Provided data:
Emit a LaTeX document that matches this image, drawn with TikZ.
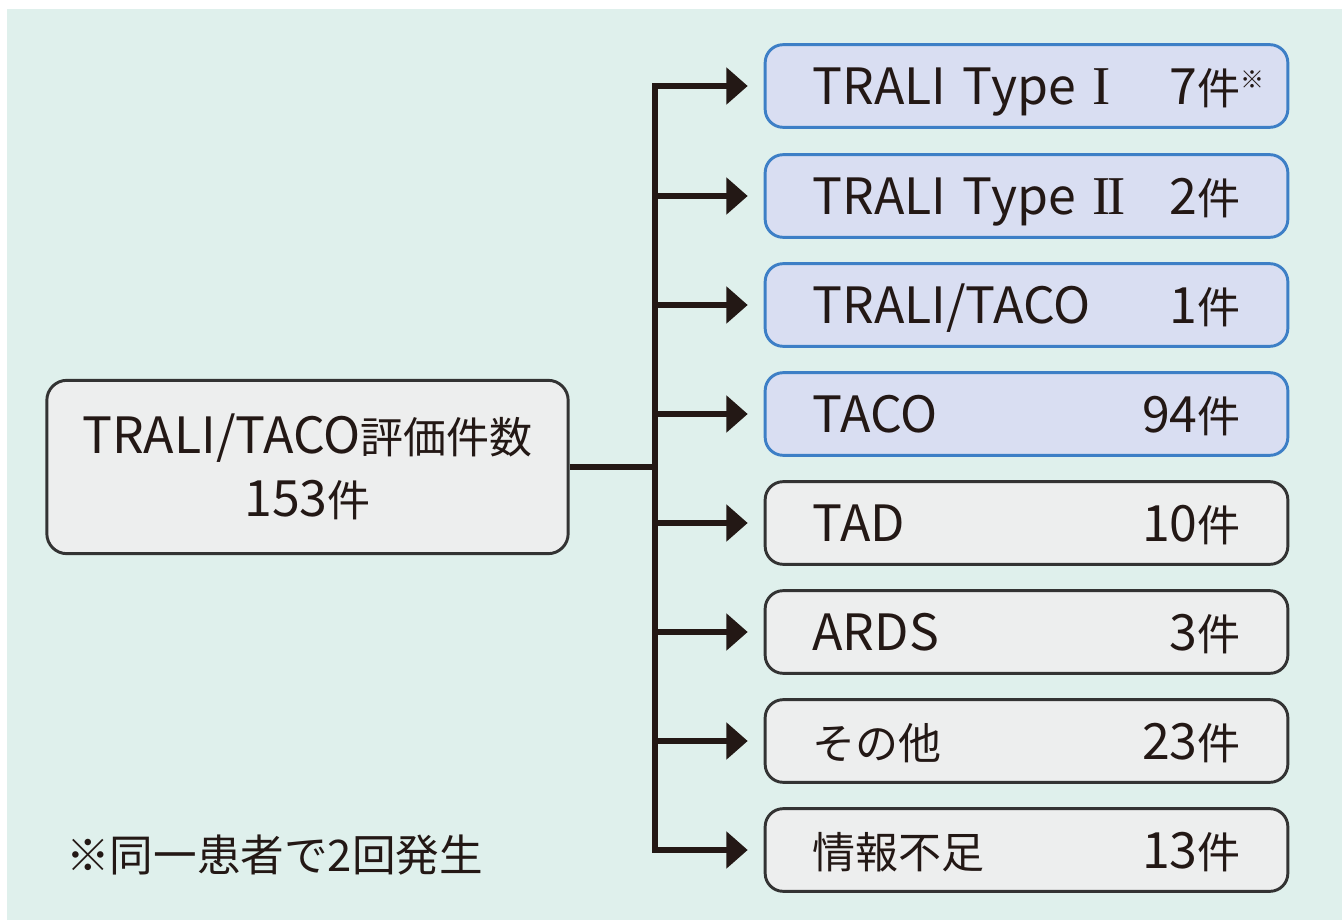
\documentclass[tikz,border=0pt]{standalone}
\usepackage{fontspec}
\setmainfont{Noto Sans CJK JP}
\newfontfamily\cj[Scale=0.86]{Noto Sans CJK JP}
\newfontfamily\romfont{Liberation Serif}
\usetikzlibrary{arrows.meta}
\definecolor{bgc}{HTML}{DFF0EC}
\definecolor{bluefill}{HTML}{D9DEF2}
\definecolor{blueline}{HTML}{3D7FC6}
\definecolor{grayfill}{HTML}{EDEEEE}
\definecolor{grayline}{HTML}{333333}
\definecolor{ink}{HTML}{231815}
\newcommand{\romI}{{\romfont\fontsize{41pt}{41pt}\selectfont I}}
\newcommand{\romII}{{\romfont\fontsize{41pt}{41pt}\selectfont I\kern-0.05em I}}
\tikzset{
  px/.style={x=0.75pt,y=-0.75pt},
  catbox/.style={rounded corners=13.5pt, line width=2.2pt, minimum width=392pt, minimum height=62pt,
     text width=321pt, text height=32pt, text depth=4.5pt, align=left, inner sep=0pt,
     font=\fontsize{37.5pt}{40pt}\selectfont, text=ink},
  bluebox/.style={catbox, draw=blueline, fill=bluefill},
  graybox/.style={catbox, draw=grayline, fill=grayfill},
  mainbox/.style={rounded corners=15pt, line width=2.2pt, draw=grayline, fill=grayfill,
     minimum width=391pt, minimum height=130pt, align=center, inner sep=0pt,
     font=\fontsize{37.5pt}{47pt}\selectfont, text=ink},
  conn/.style={line width=5pt, draw=ink},
  arr/.style={conn, -{Triangle[length=16pt,width=27pt]}, shorten >=12pt},
}
\begin{document}
\begin{tikzpicture}[px]
\useasboundingbox (0,0) rectangle (1342,920);
\fill[bgc] (7,9) rectangle (1342,920);
\node[mainbox] (main) at (307.5,467) {TRALI/TACO{\cj 評価件数}\\153{\cj 件}};
\node[bluebox] (b1) at (1026.5,86) {TRALI Type \romI\hfill 7{\cj 件}\rlap{\raisebox{12pt}{\fontsize{18pt}{18pt}\selectfont ※}}};
\node[bluebox] (b2) at (1026.5,196) {TRALI Type \romII\hfill 2{\cj 件}};
\node[bluebox] (b3) at (1026.5,305) {TRALI/TACO\hfill 1{\cj 件}};
\node[bluebox] (b4) at (1026.5,414) {TACO\hfill 94{\cj 件}};
\node[graybox] (b5) at (1026.5,523) {TAD\hfill 10{\cj 件}};
\node[graybox] (b6) at (1026.5,632) {ARDS\hfill 3{\cj 件}};
\node[graybox] (b7) at (1026.5,741) {{\cj その他}\hfill 23{\cj 件}};
\node[graybox] (b8) at (1026.5,850) {{\cj 情報不足}\hfill 13{\cj 件}};
\node[anchor=west, inner sep=0pt, font=\fontsize{32.7pt}{34pt}\selectfont, text=ink] (note) at (66,855) {※同一患者で2回発生};
\coordinate (jmain) at (655,467);
\foreach \i in {1,...,8} {
  \coordinate (j\i) at (jmain |- b\i.west);
}
\draw[conn, line cap=rect] (j1) -- (j8);
\draw[conn] (main.east) -- (jmain);
\foreach \i in {1,...,8} {
  \draw[arr] (j\i) -- (b\i.west);
}
\end{tikzpicture}
\end{document}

Instructions for the task:
The data above needs to be retyped exactly, with the images left out.

Expected output:
Emit a LaTeX document that matches this image, drawn with TikZ.
\documentclass[tikz,border=0pt]{standalone}
\usepackage{fontspec}
\setmainfont{Noto Sans CJK JP}
\newfontfamily\cj[Scale=0.86]{Noto Sans CJK JP}
\newfontfamily\romfont{Liberation Serif}
\usetikzlibrary{arrows.meta}
\definecolor{bgc}{HTML}{DFF0EC}
\definecolor{bluefill}{HTML}{D9DEF2}
\definecolor{blueline}{HTML}{3D7FC6}
\definecolor{grayfill}{HTML}{EDEEEE}
\definecolor{grayline}{HTML}{333333}
\definecolor{ink}{HTML}{231815}
\newcommand{\romI}{{\romfont\fontsize{41pt}{41pt}\selectfont I}}
\newcommand{\romII}{{\romfont\fontsize{41pt}{41pt}\selectfont I\kern-0.05em I}}
\tikzset{
  px/.style={x=0.75pt,y=-0.75pt},
  catbox/.style={rounded corners=13.5pt, line width=2.2pt, minimum width=392pt, minimum height=62pt,
     text width=321pt, text height=32pt, text depth=4.5pt, align=left, inner sep=0pt,
     font=\fontsize{37.5pt}{40pt}\selectfont, text=ink},
  bluebox/.style={catbox, draw=blueline, fill=bluefill},
  graybox/.style={catbox, draw=grayline, fill=grayfill},
  mainbox/.style={rounded corners=15pt, line width=2.2pt, draw=grayline, fill=grayfill,
     minimum width=391pt, minimum height=130pt, align=center, inner sep=0pt,
     font=\fontsize{37.5pt}{47pt}\selectfont, text=ink},
  conn/.style={line width=5pt, draw=ink},
  arr/.style={conn, -{Triangle[length=16pt,width=27pt]}, shorten >=12pt},
}
\begin{document}
\begin{tikzpicture}[px]
\useasboundingbox (0,0) rectangle (1342,920);
\fill[bgc] (7,9) rectangle (1342,920);
\node[mainbox] (main) at (307.5,467) {TRALI/TACO{\cj 評価件数}\\153{\cj 件}};
\node[bluebox] (b1) at (1026.5,86) {TRALI Type \romI\hfill 7{\cj 件}\rlap{\raisebox{12pt}{\fontsize{18pt}{18pt}\selectfont ※}}};
\node[bluebox] (b2) at (1026.5,196) {TRALI Type \romII\hfill 2{\cj 件}};
\node[bluebox] (b3) at (1026.5,305) {TRALI/TACO\hfill 1{\cj 件}};
\node[bluebox] (b4) at (1026.5,414) {TACO\hfill 94{\cj 件}};
\node[graybox] (b5) at (1026.5,523) {TAD\hfill 10{\cj 件}};
\node[graybox] (b6) at (1026.5,632) {ARDS\hfill 3{\cj 件}};
\node[graybox] (b7) at (1026.5,741) {{\cj その他}\hfill 23{\cj 件}};
\node[graybox] (b8) at (1026.5,850) {{\cj 情報不足}\hfill 13{\cj 件}};
\node[anchor=west, inner sep=0pt, font=\fontsize{32.7pt}{34pt}\selectfont, text=ink] (note) at (66,855) {※同一患者で2回発生};
\coordinate (jmain) at (655,467);
\foreach \i in {1,...,8} {
  \coordinate (j\i) at (jmain |- b\i.west);
}
\draw[conn, line cap=rect] (j1) -- (j8);
\draw[conn] (main.east) -- (jmain);
\foreach \i in {1,...,8} {
  \draw[arr] (j\i) -- (b\i.west);
}
\end{tikzpicture}
\end{document}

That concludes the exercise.